* **Requirement**:
Go through the records below from the first line and print each one exactly, stopping after the line that contains "inflow_high = [273, 215, 222]". Do not print pictures or anything past that line.

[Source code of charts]
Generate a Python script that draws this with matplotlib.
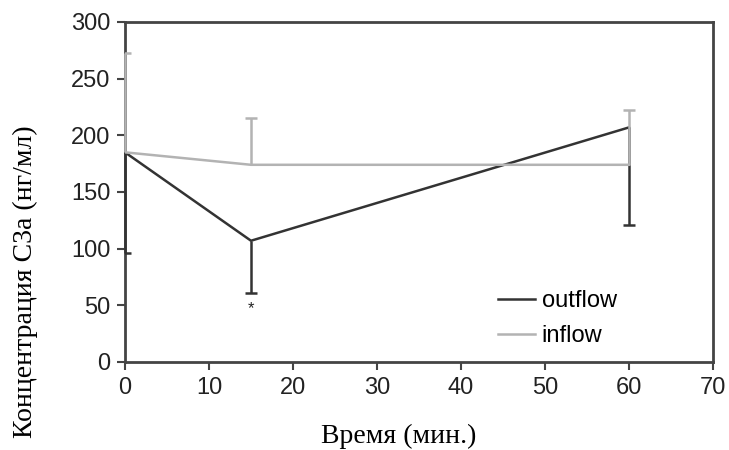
import matplotlib
matplotlib.use("Agg")
import matplotlib.pyplot as plt

# time points (min)
times = [0, 15, 60]

# outflow: mean and lower end of error bar
outflow_mean = [185, 107, 207]
outflow_low = [96, 61, 121]

# inflow: mean and upper end of error bar
inflow_mean = [185, 174, 174]
inflow_high = [273, 215, 222]

x_ticks = [0, 10, 20, 30, 40, 50, 60, 70]
y_ticks = [0, 50, 100, 150, 200, 250, 300]

dark = "#333333"
light = "#b3b3b3"

fig = plt.figure(figsize=(7.29, 4.5), dpi=100)
ax = fig.add_axes([125 / 729, 1 - 362 / 450, 588 / 729, 340 / 450])

# outflow line + one-sided (down) error bars
ax.plot(times, outflow_mean, color=dark, lw=1.8, label="outflow", zorder=3)
ax.vlines(times, outflow_low, outflow_mean, color=dark, lw=1.8, zorder=3,
          clip_on=False)
ax.plot(times, outflow_low, ls="none", marker="_", ms=9, mew=1.8,
        color=dark, zorder=3)

# inflow line + one-sided (up) error bars
ax.plot(times, inflow_mean, color=light, lw=1.8, label="inflow", zorder=4)
ax.vlines(times, inflow_mean, inflow_high, color=light, lw=1.8, zorder=4,
          clip_on=False)
ax.plot(times, inflow_high, ls="none", marker="_", ms=9, mew=1.8,
        color=light, zorder=4)

ax.text(15, 47, "*", ha="center", va="center", fontsize=12,
        color="#222222", family="Liberation Sans")

ax.set_xlim(0, 70)
ax.set_ylim(0, 300)
ax.set_xticks(x_ticks)
ax.set_yticks(y_ticks)

for s in ax.spines.values():
    s.set_color("#444444")
    s.set_linewidth(2)
    s.set_zorder(2)

ax.tick_params(direction="out", length=5.5, width=1.5, color="#444444",
               labelsize=17, labelcolor="#222222", pad=5)
for lbl in ax.get_xticklabels() + ax.get_yticklabels():
    lbl.set_family("Liberation Sans")

fig.text(399 / 729, 1 - 436 / 450, "Время (мин.)", family="Liberation Serif",
         fontsize=20, ha="center", va="center")
fig.text(25 / 729, 1 - 282 / 450, "Концентрация С3а (нг/мл)",
         family="Liberation Serif", fontsize=20, rotation=90,
         ha="center", va="center")

ax.legend(loc="center left", bbox_to_anchor=(498 / 729, 1 - 318.5 / 450),
          bbox_transform=fig.transFigure, frameon=False,
          prop={"family": "Liberation Sans", "size": 17},
          borderpad=0, borderaxespad=0,
          handlelength=1.57, handletextpad=0.28, labelspacing=0.57)

fig.savefig("out.png", dpi=100)
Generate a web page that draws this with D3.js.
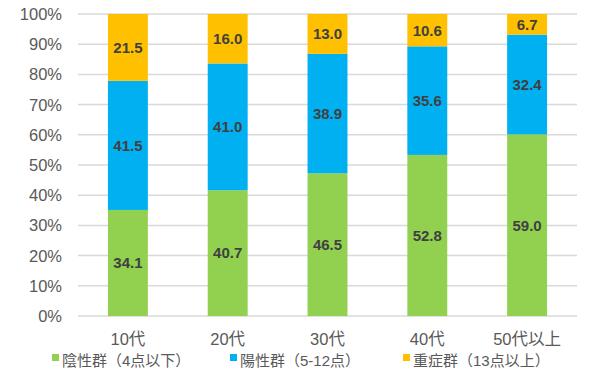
<!DOCTYPE html>
<html><head><meta charset="utf-8">
<script src="https://cdn.jsdelivr.net/npm/d3@7"></script>
<style>body{margin:0;background:#fff}svg{display:block}text{font-family:"Liberation Sans","Noto Sans CJK JP",sans-serif}</style>
</head><body><svg id="c" width="600" height="374"></svg>
<script>
const categories = ["10代","20代","30代","40代","50代以上"];
const seriesNames = ["陰性群（4点以下）","陽性群（5-12点）","重症群（13点以上）"];
const negative = [34.1,40.7,46.5,52.8,59.0];
const positive = [41.5,41.0,38.9,35.6,32.4];
const severe = [21.5,16.0,13.0,10.6,6.7];
const colors = ["#92D050","#00B0F0","#FFC000"];
const yTicks = [0,0.1,0.2,0.3,0.4,0.5,0.6,0.7,0.8,0.9,1.0];

(function(){
const svg = d3.select("#c");
const mLeft = 78, mRight = 577, mTop = 14, mBottom = 316;
const x = d3.scaleBand().domain(categories).range([mLeft,mRight]).paddingInner(0.6).paddingOuter(0.3);
const y = d3.scaleLinear().domain([0,1]).range([mBottom,mTop]);

const rows = categories.map((c,i)=>({cat:c, s0:negative[i], s1:positive[i], s2:severe[i]}));
const keys = ["s0","s1","s2"];
const stacked = d3.stack().keys(keys).offset(d3.stackOffsetExpand)(rows);

svg.append("g").selectAll("line").data(yTicks).join("line")
  .attr("x1",mLeft).attr("x2",mRight)
  .attr("y1",d=>y(d)).attr("y2",d=>y(d))
  .attr("stroke","#d9d9d9").attr("stroke-width",1.5);

svg.append("g").selectAll("text").data(yTicks).join("text")
  .attr("x",62).attr("y",d=>y(d)).attr("dy","0.36em")
  .attr("text-anchor","end").attr("font-size",16.5).attr("fill","#595959")
  .text(d=>d3.format(".0%")(d));

const g = svg.append("g");
stacked.forEach((layer,li)=>{
  g.append("g").selectAll("rect").data(layer).join("rect")
    .attr("x",d=>x(d.data.cat)).attr("width",x.bandwidth())
    .attr("y",d=>y(d[1])).attr("height",d=>y(d[0])-y(d[1]))
    .attr("fill",colors[li]);
  g.append("g").selectAll("text").data(layer).join("text")
    .attr("x",d=>x(d.data.cat)+x.bandwidth()/2)
    .attr("y",d=>(y(d[0])+y(d[1]))/2).attr("dy","0.36em")
    .attr("text-anchor","middle").attr("font-size",15).attr("font-weight","bold")
    .attr("fill","#404040")
    .text(d=>d.data[keys[li]].toFixed(1));
});

svg.append("g").selectAll("text").data(categories).join("text")
  .attr("x",d=>x(d)+x.bandwidth()/2).attr("y",345)
  .attr("text-anchor","middle").attr("font-size",16.5).attr("fill","#595959")
  .text(d=>d);

const legX = [52,230,403];
const lg = svg.append("g");
seriesNames.forEach((n,i)=>{
  lg.append("rect").attr("x",legX[i]).attr("y",354).attr("width",7).attr("height",7).attr("fill",colors[i]);
  lg.append("text").attr("x",legX[i]+10).attr("y",365.5).attr("font-size",15).attr("fill","#595959").text(n);
});
})();
</script></body></html>
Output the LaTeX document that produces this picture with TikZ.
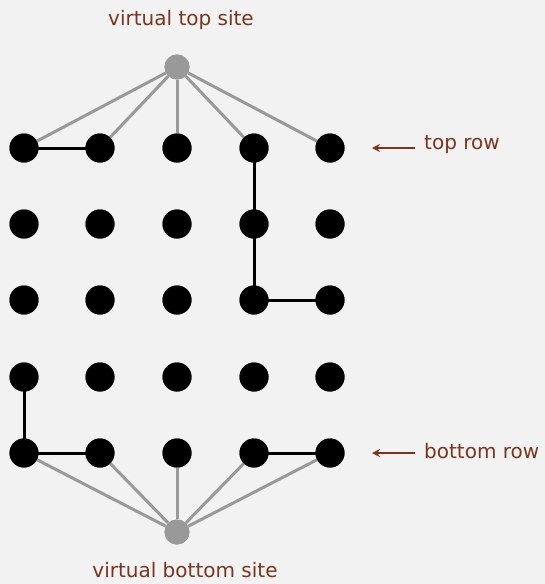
\documentclass[tikz,border=0pt]{standalone}
\usepackage{fontspec}
\setmainfont{DejaVu Sans}
\usetikzlibrary{arrows.meta}
\definecolor{bg}{HTML}{F2F2F2}
\definecolor{brownlab}{HTML}{7A3520}
\definecolor{virt}{HTML}{999999}
\tikzset{
  site/.style={circle, fill=black, minimum size=29pt, inner sep=0pt},
  vsite/.style={circle, fill=virt, minimum size=25pt, inner sep=0pt},
  open/.style={line width=3pt, black},
  link/.style={line width=3pt, virt},
  caption/.style={text=brownlab, inner sep=0pt, font=\fontsize{20}{22}\selectfont},
  pointer/.style={draw=brownlab, line width=2.2pt, -{Stealth[length=8pt,width=8pt]}}
}
\begin{document}
\begin{tikzpicture}[x=1pt,y=-1pt]
  \fill[bg] (0,0) rectangle (545,584);
  \useasboundingbox (0,0) rectangle (545,584);
  % virtual sites
  \node[vsite] (top) at (177,67) {};
  \node[vsite] (bot) at (177,532) {};
  % grid of sites
  \foreach \c/\x in {0/24,1/100,2/177,3/254,4/330}
    \foreach \r/\y in {0/148,1/224,2/300,3/377,4/453}
      \node[site] (s\r\c) at (\x,\y) {};
  % links to virtual sites
  \foreach \c in {0,...,4} {
    \draw[link] (top) -- (s0\c.center);
    \draw[link] (bot) -- (s4\c.center);
  }
  % open connections
  \draw[open] (s00.center) -- (s01.center);
  \draw[open] (s03.center) -- (s13.center) -- (s23.center) -- (s24.center);
  \draw[open] (s30.center) -- (s40.center) -- (s41.center);
  \draw[open] (s43.center) -- (s44.center);
  % redraw sites on top of links
  \foreach \c/\x in {0/24,1/100,2/177,3/254,4/330}
    \foreach \r/\y in {0/148,1/224,2/300,3/377,4/453}
      \node[site] at (\x,\y) {};
  \node[vsite] at (177,67) {};
  \node[vsite] at (177,532) {};
  % captions
  \node[caption] (ttop) at (181,20) {virtual top site};
  \node[caption] (tbot) at (185,570) {virtual bottom site};
  \node[caption, anchor=west] (trow) at (424,145) {top row};
  \node[caption, anchor=west] (brow) at (424,451) {bottom row};
  \coordinate (ta) at (372,148);
  \coordinate (ba) at (372,453);
  \coordinate (tstart) at (415,148);
  \coordinate (bstart) at (415,453);
  \draw[pointer] (tstart) -- (ta);
  \draw[pointer] (bstart) -- (ba);
\end{tikzpicture}
\end{document}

* **Written answer**:
Generate a Python script that draws this with matplotlib.
import matplotlib
matplotlib.use("Agg")
import matplotlib.pyplot as plt

# time points (min)
times = [0, 15, 60]

# outflow: mean and lower end of error bar
outflow_mean = [185, 107, 207]
outflow_low = [96, 61, 121]

# inflow: mean and upper end of error bar
inflow_mean = [185, 174, 174]
inflow_high = [273, 215, 222]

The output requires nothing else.